- [GIVEN PROBLEM]: Print verbatim the opening line of the material and every subsequent line through the one containing "---------- turning trajectories".

- [DATA PROVIDED]:

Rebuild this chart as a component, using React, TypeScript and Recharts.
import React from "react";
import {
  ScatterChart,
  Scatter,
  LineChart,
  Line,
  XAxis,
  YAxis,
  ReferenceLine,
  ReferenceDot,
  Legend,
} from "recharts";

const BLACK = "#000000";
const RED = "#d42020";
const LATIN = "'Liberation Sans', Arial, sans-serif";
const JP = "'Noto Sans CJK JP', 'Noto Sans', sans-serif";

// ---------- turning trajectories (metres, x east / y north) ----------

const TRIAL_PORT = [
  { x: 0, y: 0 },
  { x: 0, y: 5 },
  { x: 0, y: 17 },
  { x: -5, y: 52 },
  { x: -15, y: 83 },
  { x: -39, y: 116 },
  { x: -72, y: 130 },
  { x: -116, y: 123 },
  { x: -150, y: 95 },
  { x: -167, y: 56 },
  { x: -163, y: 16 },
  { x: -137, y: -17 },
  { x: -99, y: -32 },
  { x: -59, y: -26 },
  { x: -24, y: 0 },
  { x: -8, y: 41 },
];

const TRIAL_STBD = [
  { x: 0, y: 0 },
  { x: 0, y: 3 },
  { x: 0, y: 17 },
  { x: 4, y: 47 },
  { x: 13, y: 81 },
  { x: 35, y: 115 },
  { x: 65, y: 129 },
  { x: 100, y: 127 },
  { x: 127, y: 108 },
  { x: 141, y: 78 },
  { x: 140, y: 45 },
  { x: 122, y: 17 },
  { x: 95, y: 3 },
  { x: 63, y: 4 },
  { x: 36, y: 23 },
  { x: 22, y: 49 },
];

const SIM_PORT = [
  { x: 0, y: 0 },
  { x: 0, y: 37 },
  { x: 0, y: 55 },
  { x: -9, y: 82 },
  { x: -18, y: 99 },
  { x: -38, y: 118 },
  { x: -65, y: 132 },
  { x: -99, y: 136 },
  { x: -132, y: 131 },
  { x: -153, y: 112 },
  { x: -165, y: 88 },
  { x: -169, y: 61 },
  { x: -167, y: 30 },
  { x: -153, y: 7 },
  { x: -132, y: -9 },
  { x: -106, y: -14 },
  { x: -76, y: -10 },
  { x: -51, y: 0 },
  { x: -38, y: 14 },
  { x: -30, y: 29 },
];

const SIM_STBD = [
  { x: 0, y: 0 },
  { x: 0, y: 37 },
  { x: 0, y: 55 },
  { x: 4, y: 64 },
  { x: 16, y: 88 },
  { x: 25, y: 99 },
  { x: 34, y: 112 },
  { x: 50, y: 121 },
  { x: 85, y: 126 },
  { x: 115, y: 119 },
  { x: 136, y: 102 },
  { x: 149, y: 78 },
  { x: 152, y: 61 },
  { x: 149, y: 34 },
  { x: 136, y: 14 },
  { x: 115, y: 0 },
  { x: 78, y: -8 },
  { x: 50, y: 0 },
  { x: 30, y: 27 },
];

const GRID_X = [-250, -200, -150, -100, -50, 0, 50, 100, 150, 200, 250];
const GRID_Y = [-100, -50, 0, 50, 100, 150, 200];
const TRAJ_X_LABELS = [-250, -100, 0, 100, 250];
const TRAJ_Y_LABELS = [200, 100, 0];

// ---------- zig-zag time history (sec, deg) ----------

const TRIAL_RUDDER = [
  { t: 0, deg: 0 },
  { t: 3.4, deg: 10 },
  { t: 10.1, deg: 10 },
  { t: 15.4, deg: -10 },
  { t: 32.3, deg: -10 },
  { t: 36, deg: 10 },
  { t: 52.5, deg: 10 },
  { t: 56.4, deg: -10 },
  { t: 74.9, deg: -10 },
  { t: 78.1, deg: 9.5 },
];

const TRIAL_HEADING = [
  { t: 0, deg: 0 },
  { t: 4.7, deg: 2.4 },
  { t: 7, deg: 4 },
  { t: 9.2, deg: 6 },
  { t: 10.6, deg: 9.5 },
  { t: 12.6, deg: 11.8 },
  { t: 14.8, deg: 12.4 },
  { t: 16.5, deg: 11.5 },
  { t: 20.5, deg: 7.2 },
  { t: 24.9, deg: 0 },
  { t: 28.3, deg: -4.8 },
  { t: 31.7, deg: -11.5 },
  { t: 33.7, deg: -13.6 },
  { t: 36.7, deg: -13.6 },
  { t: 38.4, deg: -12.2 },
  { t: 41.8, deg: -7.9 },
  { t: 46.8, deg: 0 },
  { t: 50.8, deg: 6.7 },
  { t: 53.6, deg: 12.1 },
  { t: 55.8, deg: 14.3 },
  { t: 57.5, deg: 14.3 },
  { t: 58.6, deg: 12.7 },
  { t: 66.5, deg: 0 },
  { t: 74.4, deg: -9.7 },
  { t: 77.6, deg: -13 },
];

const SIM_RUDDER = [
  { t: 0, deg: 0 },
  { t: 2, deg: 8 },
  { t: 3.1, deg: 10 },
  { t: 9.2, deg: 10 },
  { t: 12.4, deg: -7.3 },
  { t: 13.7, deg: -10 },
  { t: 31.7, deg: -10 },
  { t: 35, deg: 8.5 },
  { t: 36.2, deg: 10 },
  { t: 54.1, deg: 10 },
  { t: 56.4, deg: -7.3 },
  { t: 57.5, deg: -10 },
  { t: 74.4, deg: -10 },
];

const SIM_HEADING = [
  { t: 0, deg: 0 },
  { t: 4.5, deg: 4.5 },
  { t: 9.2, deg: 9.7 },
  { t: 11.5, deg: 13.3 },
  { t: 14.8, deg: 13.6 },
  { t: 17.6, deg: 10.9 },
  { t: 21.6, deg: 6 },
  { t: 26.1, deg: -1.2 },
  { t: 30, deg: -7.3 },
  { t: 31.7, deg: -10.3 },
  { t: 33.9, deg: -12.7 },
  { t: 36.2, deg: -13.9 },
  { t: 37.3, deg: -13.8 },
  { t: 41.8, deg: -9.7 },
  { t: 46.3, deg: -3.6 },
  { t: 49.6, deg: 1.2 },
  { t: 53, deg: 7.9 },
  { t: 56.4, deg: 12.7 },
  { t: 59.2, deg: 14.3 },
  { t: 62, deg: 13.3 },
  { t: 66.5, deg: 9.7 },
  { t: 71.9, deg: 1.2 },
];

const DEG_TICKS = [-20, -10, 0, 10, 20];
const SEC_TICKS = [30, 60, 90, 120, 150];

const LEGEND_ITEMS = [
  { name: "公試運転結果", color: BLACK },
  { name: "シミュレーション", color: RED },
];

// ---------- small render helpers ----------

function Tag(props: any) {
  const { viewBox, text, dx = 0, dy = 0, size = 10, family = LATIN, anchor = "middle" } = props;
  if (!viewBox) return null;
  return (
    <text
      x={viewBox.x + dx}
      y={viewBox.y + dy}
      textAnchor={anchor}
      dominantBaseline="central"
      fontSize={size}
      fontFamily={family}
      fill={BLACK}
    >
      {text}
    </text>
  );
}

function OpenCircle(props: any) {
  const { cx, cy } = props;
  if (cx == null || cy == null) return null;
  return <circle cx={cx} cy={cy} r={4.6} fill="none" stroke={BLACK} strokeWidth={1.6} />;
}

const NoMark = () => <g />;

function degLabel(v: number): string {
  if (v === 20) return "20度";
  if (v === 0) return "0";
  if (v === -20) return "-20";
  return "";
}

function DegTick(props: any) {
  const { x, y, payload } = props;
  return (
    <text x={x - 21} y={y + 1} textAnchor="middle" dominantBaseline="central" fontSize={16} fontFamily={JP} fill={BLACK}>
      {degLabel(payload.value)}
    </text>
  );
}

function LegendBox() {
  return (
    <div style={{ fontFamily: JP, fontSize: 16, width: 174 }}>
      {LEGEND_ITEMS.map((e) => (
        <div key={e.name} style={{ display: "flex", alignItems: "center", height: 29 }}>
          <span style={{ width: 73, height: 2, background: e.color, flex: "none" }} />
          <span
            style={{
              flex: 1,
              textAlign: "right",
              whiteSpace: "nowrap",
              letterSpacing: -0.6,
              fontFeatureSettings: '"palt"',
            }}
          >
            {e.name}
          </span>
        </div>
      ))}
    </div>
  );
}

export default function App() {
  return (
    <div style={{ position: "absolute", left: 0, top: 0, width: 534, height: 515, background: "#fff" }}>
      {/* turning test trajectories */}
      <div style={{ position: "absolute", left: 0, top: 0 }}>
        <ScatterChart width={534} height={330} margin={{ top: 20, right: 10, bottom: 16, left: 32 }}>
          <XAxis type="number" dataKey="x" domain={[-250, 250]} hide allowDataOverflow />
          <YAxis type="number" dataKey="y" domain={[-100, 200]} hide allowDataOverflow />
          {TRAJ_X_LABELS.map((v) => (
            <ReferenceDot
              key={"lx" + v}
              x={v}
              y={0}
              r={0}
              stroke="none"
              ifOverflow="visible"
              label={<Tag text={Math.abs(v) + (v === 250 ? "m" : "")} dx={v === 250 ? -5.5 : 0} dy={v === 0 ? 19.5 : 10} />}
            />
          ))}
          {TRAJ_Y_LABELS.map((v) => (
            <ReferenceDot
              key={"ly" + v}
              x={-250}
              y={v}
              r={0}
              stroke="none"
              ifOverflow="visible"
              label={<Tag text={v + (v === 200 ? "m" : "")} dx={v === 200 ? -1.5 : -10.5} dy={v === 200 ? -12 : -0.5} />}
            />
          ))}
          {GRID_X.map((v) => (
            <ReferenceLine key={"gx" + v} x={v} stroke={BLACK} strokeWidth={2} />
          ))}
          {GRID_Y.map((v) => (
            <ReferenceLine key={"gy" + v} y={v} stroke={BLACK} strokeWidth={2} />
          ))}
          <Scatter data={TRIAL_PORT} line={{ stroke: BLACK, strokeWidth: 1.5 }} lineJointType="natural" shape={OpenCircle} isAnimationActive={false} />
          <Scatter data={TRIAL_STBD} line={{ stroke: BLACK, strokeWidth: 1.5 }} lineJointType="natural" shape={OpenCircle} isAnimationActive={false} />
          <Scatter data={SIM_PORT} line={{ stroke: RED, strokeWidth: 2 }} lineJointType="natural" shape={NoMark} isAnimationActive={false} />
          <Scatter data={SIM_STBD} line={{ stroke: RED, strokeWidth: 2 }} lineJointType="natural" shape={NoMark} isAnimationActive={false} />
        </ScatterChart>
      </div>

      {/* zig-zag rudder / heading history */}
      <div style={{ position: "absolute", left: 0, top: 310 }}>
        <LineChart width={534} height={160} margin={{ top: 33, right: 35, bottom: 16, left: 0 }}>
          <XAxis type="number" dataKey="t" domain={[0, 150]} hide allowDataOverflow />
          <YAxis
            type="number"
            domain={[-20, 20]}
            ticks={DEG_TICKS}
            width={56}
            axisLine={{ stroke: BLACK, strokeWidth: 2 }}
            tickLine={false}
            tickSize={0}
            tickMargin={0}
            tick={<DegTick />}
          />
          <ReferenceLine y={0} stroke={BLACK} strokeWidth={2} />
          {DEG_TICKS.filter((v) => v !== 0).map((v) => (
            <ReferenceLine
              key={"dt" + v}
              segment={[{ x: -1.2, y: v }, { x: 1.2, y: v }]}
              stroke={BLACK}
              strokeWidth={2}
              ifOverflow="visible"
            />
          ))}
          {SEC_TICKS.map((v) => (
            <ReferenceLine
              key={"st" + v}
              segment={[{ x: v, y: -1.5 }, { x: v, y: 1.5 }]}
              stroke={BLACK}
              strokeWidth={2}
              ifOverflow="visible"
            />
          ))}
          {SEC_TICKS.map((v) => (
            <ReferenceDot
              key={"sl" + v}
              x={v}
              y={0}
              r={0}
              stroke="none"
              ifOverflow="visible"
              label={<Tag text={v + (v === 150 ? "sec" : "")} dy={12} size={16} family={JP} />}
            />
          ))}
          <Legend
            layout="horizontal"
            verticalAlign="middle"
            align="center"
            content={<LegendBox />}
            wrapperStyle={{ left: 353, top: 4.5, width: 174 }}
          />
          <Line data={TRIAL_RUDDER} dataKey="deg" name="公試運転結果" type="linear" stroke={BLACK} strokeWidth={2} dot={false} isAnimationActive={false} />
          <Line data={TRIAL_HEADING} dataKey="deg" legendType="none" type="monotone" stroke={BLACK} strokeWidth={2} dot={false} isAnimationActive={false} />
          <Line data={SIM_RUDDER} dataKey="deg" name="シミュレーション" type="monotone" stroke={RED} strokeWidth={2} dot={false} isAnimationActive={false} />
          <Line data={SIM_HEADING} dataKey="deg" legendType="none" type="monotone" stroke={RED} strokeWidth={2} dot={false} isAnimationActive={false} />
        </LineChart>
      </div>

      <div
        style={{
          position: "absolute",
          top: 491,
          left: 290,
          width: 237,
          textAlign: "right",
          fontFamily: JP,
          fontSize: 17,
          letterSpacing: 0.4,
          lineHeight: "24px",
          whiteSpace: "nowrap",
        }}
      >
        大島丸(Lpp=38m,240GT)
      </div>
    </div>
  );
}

- [RESULT OF THIS EXERCISE]:
Rebuild this chart as a component, using React, TypeScript and Recharts.
import React from "react";
import {
  ScatterChart,
  Scatter,
  LineChart,
  Line,
  XAxis,
  YAxis,
  ReferenceLine,
  ReferenceDot,
  Legend,
} from "recharts";

const BLACK = "#000000";
const RED = "#d42020";
const LATIN = "'Liberation Sans', Arial, sans-serif";
const JP = "'Noto Sans CJK JP', 'Noto Sans', sans-serif";

// ---------- turning trajectories (metres, x east / y north) ----------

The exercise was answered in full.